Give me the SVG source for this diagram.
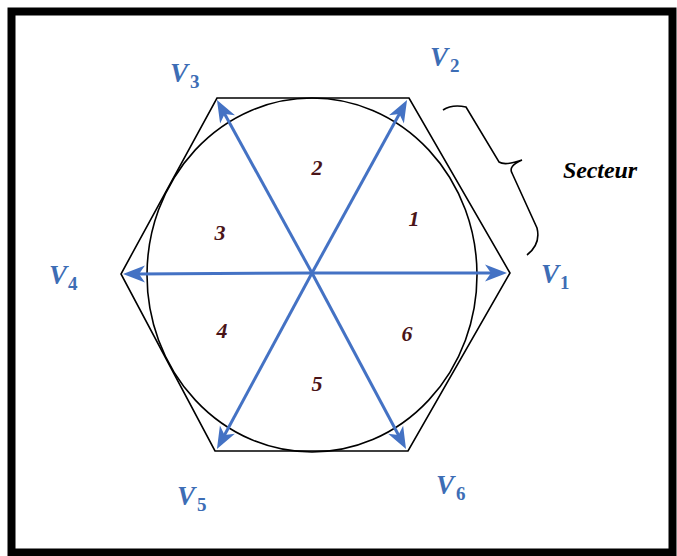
<svg xmlns="http://www.w3.org/2000/svg" width="677" height="556" viewBox="0 0 677 556">
<style>
.frame{fill:#fff;stroke:#000;stroke-width:8}
.thin{fill:none;stroke:#000;stroke-width:1.6}
.vec{stroke:#4472C4;stroke-width:3;fill:none}
.vl{font-family:"Liberation Serif","DejaVu Serif",serif;font-weight:bold;font-style:italic;font-size:27px;fill:#3D6DB5}
.vs{font-family:"Liberation Serif","DejaVu Serif",serif;font-weight:bold;font-size:19px;fill:#3D6DB5}
.num{font-family:"Liberation Serif","DejaVu Serif",serif;font-style:italic;font-weight:bold;font-size:22px;fill:#4A1418;text-anchor:middle}
.sec{font-family:"Liberation Serif","DejaVu Serif",serif;font-weight:bold;font-style:italic;font-size:24px;fill:#000}
</style>
<defs>
<marker id="ah" markerUnits="userSpaceOnUse" markerWidth="40" markerHeight="40" viewBox="-20 -20 40 40" refX="0" refY="0" orient="auto" overflow="visible">
<path d="M14,0 L-8,-8.5 L-2,0 L-8,8.5 Z" fill="#4472C4"/>
</marker>
</defs>
<rect class="frame" x="11.5" y="11.5" width="661" height="541"/>
<g id="hexagon">
<polygon class="thin" points="217,98 409,98 510,273 408,451 215,451 121,274"/>
</g>
<g id="circle">
<ellipse class="thin" cx="312" cy="275" rx="165" ry="177"/>
</g>
<g id="connectors">
<line class="vec" x1="312" y1="273" x2="493" y2="273" marker-end="url(#ah)"/>
<line class="vec" x1="312" y1="273" x2="400.3" y2="112.3" marker-end="url(#ah)"/>
<line class="vec" x1="312" y1="273" x2="223.7" y2="112.3" marker-end="url(#ah)"/>
<line class="vec" x1="312" y1="273" x2="137" y2="274" marker-end="url(#ah)"/>
<line class="vec" x1="312" y1="273" x2="223.6" y2="436.7" marker-end="url(#ah)"/>
<line class="vec" x1="312" y1="273" x2="399.4" y2="436.7" marker-end="url(#ah)"/>
</g>
<g id="V1"><text class="vl" x="541" y="283">V</text><text class="vs" x="560" y="289">1</text></g>
<g id="V2"><text class="vl" x="430" y="66">V</text><text class="vs" x="450" y="72">2</text></g>
<g id="V3"><text class="vl" x="170" y="82">V</text><text class="vs" x="190" y="88">3</text></g>
<g id="V4"><text class="vl" x="49" y="284">V</text><text class="vs" x="68" y="290">4</text></g>
<g id="V5"><text class="vl" x="177" y="505">V</text><text class="vs" x="197" y="511">5</text></g>
<g id="V6"><text class="vl" x="436" y="494">V</text><text class="vs" x="456" y="500">6</text></g>
<g id="sectors">
<text class="num" x="317" y="175">2</text>
<text class="num" x="414" y="226">1</text>
<text class="num" x="220" y="240">3</text>
<text class="num" x="222" y="338">4</text>
<text class="num" x="317" y="391">5</text>
<text class="num" x="407" y="341">6</text>
</g>
<g id="secteur">
<path class="thin" d="M443,110 Q452,104 466,107 L499,162 Q505,166 522,160 Q508,166 512,173 L537,228 Q541,244 527,255"/>
<text class="sec" x="563" y="178" textLength="74">Secteur</text>
</g>
</svg>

◆ ◆ ◆ ◆ ◆ ◆ ◆

■ Set task:
Omit every picture while copying the listing above exactly.

■ Final answer:
Give me the SVG source for this diagram.
<svg xmlns="http://www.w3.org/2000/svg" width="677" height="556" viewBox="0 0 677 556">
<style>
.frame{fill:#fff;stroke:#000;stroke-width:8}
.thin{fill:none;stroke:#000;stroke-width:1.6}
.vec{stroke:#4472C4;stroke-width:3;fill:none}
.vl{font-family:"Liberation Serif","DejaVu Serif",serif;font-weight:bold;font-style:italic;font-size:27px;fill:#3D6DB5}
.vs{font-family:"Liberation Serif","DejaVu Serif",serif;font-weight:bold;font-size:19px;fill:#3D6DB5}
.num{font-family:"Liberation Serif","DejaVu Serif",serif;font-style:italic;font-weight:bold;font-size:22px;fill:#4A1418;text-anchor:middle}
.sec{font-family:"Liberation Serif","DejaVu Serif",serif;font-weight:bold;font-style:italic;font-size:24px;fill:#000}
</style>
<defs>
<marker id="ah" markerUnits="userSpaceOnUse" markerWidth="40" markerHeight="40" viewBox="-20 -20 40 40" refX="0" refY="0" orient="auto" overflow="visible">
<path d="M14,0 L-8,-8.5 L-2,0 L-8,8.5 Z" fill="#4472C4"/>
</marker>
</defs>
<rect class="frame" x="11.5" y="11.5" width="661" height="541"/>
<g id="hexagon">
<polygon class="thin" points="217,98 409,98 510,273 408,451 215,451 121,274"/>
</g>
<g id="circle">
<ellipse class="thin" cx="312" cy="275" rx="165" ry="177"/>
</g>
<g id="connectors">
<line class="vec" x1="312" y1="273" x2="493" y2="273" marker-end="url(#ah)"/>
<line class="vec" x1="312" y1="273" x2="400.3" y2="112.3" marker-end="url(#ah)"/>
<line class="vec" x1="312" y1="273" x2="223.7" y2="112.3" marker-end="url(#ah)"/>
<line class="vec" x1="312" y1="273" x2="137" y2="274" marker-end="url(#ah)"/>
<line class="vec" x1="312" y1="273" x2="223.6" y2="436.7" marker-end="url(#ah)"/>
<line class="vec" x1="312" y1="273" x2="399.4" y2="436.7" marker-end="url(#ah)"/>
</g>
<g id="V1"><text class="vl" x="541" y="283">V</text><text class="vs" x="560" y="289">1</text></g>
<g id="V2"><text class="vl" x="430" y="66">V</text><text class="vs" x="450" y="72">2</text></g>
<g id="V3"><text class="vl" x="170" y="82">V</text><text class="vs" x="190" y="88">3</text></g>
<g id="V4"><text class="vl" x="49" y="284">V</text><text class="vs" x="68" y="290">4</text></g>
<g id="V5"><text class="vl" x="177" y="505">V</text><text class="vs" x="197" y="511">5</text></g>
<g id="V6"><text class="vl" x="436" y="494">V</text><text class="vs" x="456" y="500">6</text></g>
<g id="sectors">
<text class="num" x="317" y="175">2</text>
<text class="num" x="414" y="226">1</text>
<text class="num" x="220" y="240">3</text>
<text class="num" x="222" y="338">4</text>
<text class="num" x="317" y="391">5</text>
<text class="num" x="407" y="341">6</text>
</g>
<g id="secteur">
<path class="thin" d="M443,110 Q452,104 466,107 L499,162 Q505,166 522,160 Q508,166 512,173 L537,228 Q541,244 527,255"/>
<text class="sec" x="563" y="178" textLength="74">Secteur</text>
</g>
</svg>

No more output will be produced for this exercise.